Korean cooking uses two distinct chili ingredients, and understanding the difference is key to cooking Korean food well at home. Gochujang is a fermented red chili paste, sweet and umami-dense, designed to be cooked into sauces and stews. Gochugaru is a dried red chili flake, coarser than Western chili flakes, with a fruity, smoky flavor that's better as a finishing spice than as a cooking ingredient.
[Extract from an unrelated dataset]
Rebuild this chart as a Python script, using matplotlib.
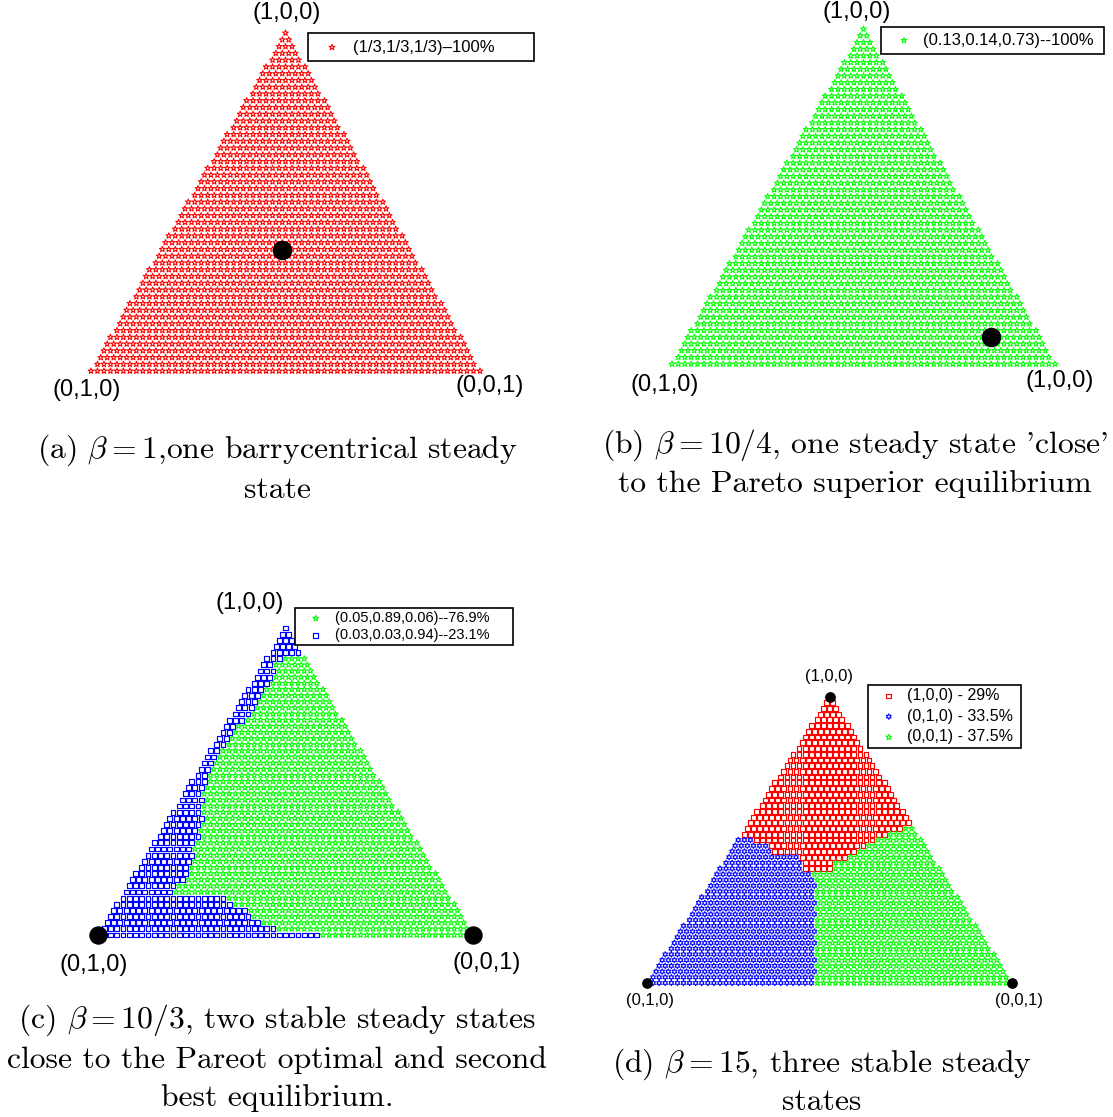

This dish uses both. Gochujang builds the sauce: fermented, sweet, rounded heat that integrates into soy, brown sugar, vinegar, and garlic to form a glossy red glaze that coats the chicken. Gochugaru finishes the dish: scattered on top at the end for bursts of fresh, bright chili flavor that would cook out if it went in earlier.
Brown sugar is the balancing act. Gochujang is intense; unbalanced by sweetness, it overwhelms everything else. Two tablespoons of brown sugar rounds out the heat without making the dish taste dessert-sweet. It also helps the sauce lacquer onto the chicken as it reduces.
Sliced chicken thighs go in a hot pan first, browning until caramelized at the edges. Then onion and scallion whites, softening and picking up the chicken fat. Cabbage follows for a quick 1 to 2 minutes, staying slightly crisp.
The sauce goes in: gochujang, soy, brown sugar, rice vinegar, grated garlic. Everything bubbles and reduces into a glossy coating. The soaked glass noodles go in next and absorb the sauce as they finish cooking. Water comes in as needed to keep the sauce from tightening too far.
Baby spinach wilts in from residual heat, off the direct flame. Sesame oil goes in off heat too, preserving its aroma. Scallion greens and gochugaru scattered on top as the finishing spice. It's a one-pan Korean weeknight dinner that doesn't skimp on the signature flavors.